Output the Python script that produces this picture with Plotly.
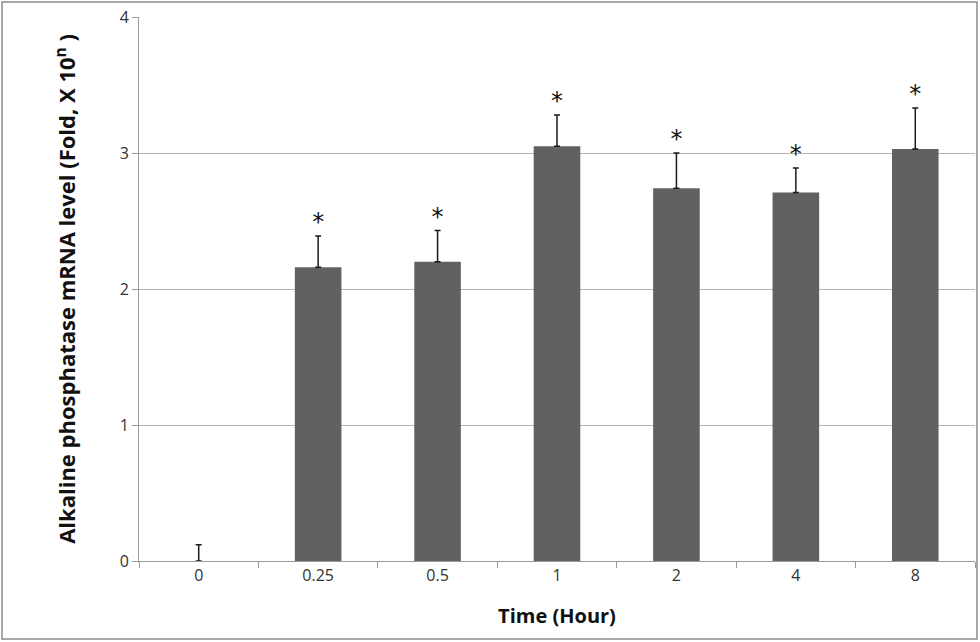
import plotly.graph_objects as go

# Data
times = ["0", "0.25", "0.5", "1", "2", "4", "8"]
levels = [0.0, 2.16, 2.20, 3.05, 2.74, 2.71, 3.03]
errors = [0.12, 0.23, 0.23, 0.23, 0.26, 0.18, 0.30]
marks = ["", "*", "*", "*", "*", "*", "*"]

fig = go.Figure()

fig.add_trace(go.Bar(
    x=times, y=levels,
    marker=dict(color="#616161", line=dict(width=0)),
    error_y=dict(type="data", array=errors, arrayminus=[0] * len(errors),
                 symmetric=False, color="#1a1a1a", thickness=1.5, width=3),
    showlegend=False,
))

# significance asterisks above the error bars (only where marked)
star_x = [t for t, m in zip(times, marks) if m]
star_y = [v + e for v, e, m in zip(levels, errors, marks) if m]
star_t = [m for m in marks if m]
fig.add_trace(go.Scatter(
    x=star_x, y=star_y,
    mode="text", text=star_t, textposition="top center",
    textfont=dict(size=24, color="#111111", family="DejaVu Sans"),
    showlegend=False, hoverinfo="skip",
))

fig.update_layout(
    width=980, height=642,
    margin=dict(l=139, r=5, t=17, b=81, autoexpand=False),
    plot_bgcolor="white", paper_bgcolor="white",
    bargap=0.61,
    font=dict(family="Open Sans, Liberation Sans, sans-serif", color="#222222"),
    shapes=[dict(type="rect", xref="paper", yref="paper",
                 x0=-137 / 836, x1=1 + 2 / 836, y0=-78 / 544, y1=1 + 15 / 544,
                 line=dict(color="#8c8c8c", width=1.5), layer="below")],
)

fig.update_xaxes(
    title=dict(text="<b>Time (Hour)</b>", font=dict(size=20, color="#111111"), standoff=23),
    showline=True, linecolor="#9a9a9a", linewidth=1,
    ticks="outside", tickson="boundaries", ticklen=6, tickcolor="#9a9a9a",
    tickfont=dict(size=16, color="#333333"),
    showgrid=False, automargin=False,
)
fig.update_yaxes(
    title=dict(text="<b>Alkaline phosphatase mRNA level (Fold, X 10<sup>n</sup> )</b>",
               font=dict(size=22, color="#111111"), standoff=37),
    range=[0, 4], dtick=1,
    showline=True, linecolor="#9a9a9a", linewidth=1,
    ticks="outside", ticklen=6, tickcolor="#9a9a9a",
    tickfont=dict(size=16, color="#333333"),
    showgrid=True, gridcolor="#b5b5b5", gridwidth=1,
    zeroline=False, automargin=False,
)

# drop the browser's default page margin so the figure fills the window
fig.write_html("out.html", config={"displayModeBar": False},
               post_script="document.body.style.margin='0';")
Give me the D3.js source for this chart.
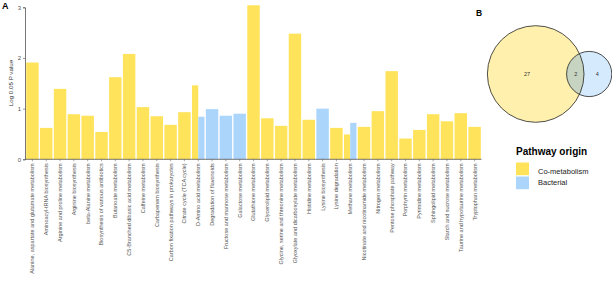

==================================================

What to work on
Search the data for "this". Copy every line that has it.

Written answer
Output the Python script that produces this picture with Plotly.
Give me the D3.js source for this chart.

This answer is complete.